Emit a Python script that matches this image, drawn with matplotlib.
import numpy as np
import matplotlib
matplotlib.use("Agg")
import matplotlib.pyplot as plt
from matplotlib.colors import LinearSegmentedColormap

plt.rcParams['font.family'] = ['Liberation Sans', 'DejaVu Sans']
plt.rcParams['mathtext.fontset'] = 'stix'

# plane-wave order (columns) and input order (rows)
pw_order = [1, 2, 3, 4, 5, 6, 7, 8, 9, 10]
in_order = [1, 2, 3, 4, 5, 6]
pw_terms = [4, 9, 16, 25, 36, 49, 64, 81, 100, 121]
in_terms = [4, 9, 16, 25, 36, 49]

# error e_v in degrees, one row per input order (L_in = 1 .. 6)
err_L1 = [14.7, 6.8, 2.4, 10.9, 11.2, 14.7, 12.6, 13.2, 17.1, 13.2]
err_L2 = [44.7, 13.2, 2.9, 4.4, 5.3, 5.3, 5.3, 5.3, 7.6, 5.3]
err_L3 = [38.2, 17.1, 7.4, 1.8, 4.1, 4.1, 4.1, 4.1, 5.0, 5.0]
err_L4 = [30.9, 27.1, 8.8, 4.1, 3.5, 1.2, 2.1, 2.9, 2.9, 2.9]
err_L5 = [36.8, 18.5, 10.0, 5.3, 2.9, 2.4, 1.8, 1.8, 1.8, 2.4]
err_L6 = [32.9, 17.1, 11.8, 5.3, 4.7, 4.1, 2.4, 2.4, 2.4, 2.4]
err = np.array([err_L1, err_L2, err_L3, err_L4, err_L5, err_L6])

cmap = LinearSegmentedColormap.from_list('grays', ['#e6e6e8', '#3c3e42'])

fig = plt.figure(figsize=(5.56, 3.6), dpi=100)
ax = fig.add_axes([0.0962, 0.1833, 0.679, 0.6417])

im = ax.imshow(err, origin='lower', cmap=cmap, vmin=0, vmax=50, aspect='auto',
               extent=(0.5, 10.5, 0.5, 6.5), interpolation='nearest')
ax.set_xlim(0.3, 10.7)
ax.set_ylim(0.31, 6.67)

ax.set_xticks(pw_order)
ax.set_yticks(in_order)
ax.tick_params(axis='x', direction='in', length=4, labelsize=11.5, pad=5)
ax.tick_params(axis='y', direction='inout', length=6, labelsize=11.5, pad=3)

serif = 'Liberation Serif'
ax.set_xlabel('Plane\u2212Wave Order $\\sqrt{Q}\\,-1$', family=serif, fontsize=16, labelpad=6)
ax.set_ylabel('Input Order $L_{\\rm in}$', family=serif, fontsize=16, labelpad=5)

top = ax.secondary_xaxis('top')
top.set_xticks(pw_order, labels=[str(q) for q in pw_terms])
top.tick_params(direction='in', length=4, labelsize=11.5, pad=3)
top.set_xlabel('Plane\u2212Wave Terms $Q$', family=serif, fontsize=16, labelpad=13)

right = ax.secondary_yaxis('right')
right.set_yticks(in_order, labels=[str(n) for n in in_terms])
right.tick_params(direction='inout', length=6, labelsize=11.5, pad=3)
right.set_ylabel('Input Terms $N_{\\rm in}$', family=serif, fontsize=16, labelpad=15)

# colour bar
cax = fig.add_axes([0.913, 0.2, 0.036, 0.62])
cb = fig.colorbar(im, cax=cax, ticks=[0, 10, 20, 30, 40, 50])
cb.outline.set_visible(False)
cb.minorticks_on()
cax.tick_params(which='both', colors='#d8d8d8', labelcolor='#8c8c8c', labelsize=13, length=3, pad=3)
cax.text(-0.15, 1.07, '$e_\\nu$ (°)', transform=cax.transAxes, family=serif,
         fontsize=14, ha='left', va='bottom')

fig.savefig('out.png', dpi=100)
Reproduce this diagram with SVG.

▬▬▬▬▬▬▬▬▬▬

▶ _GIVEN PROBLEM_: Starting with the first line of the data above, copy each line exactly until you reach the line with "from matplotlib.colors import"; include that line as well.

▶ _WRITTEN ANSWER_:
Emit a Python script that matches this image, drawn with matplotlib.
import numpy as np
import matplotlib
matplotlib.use("Agg")
import matplotlib.pyplot as plt
from matplotlib.colors import LinearSegmentedColormap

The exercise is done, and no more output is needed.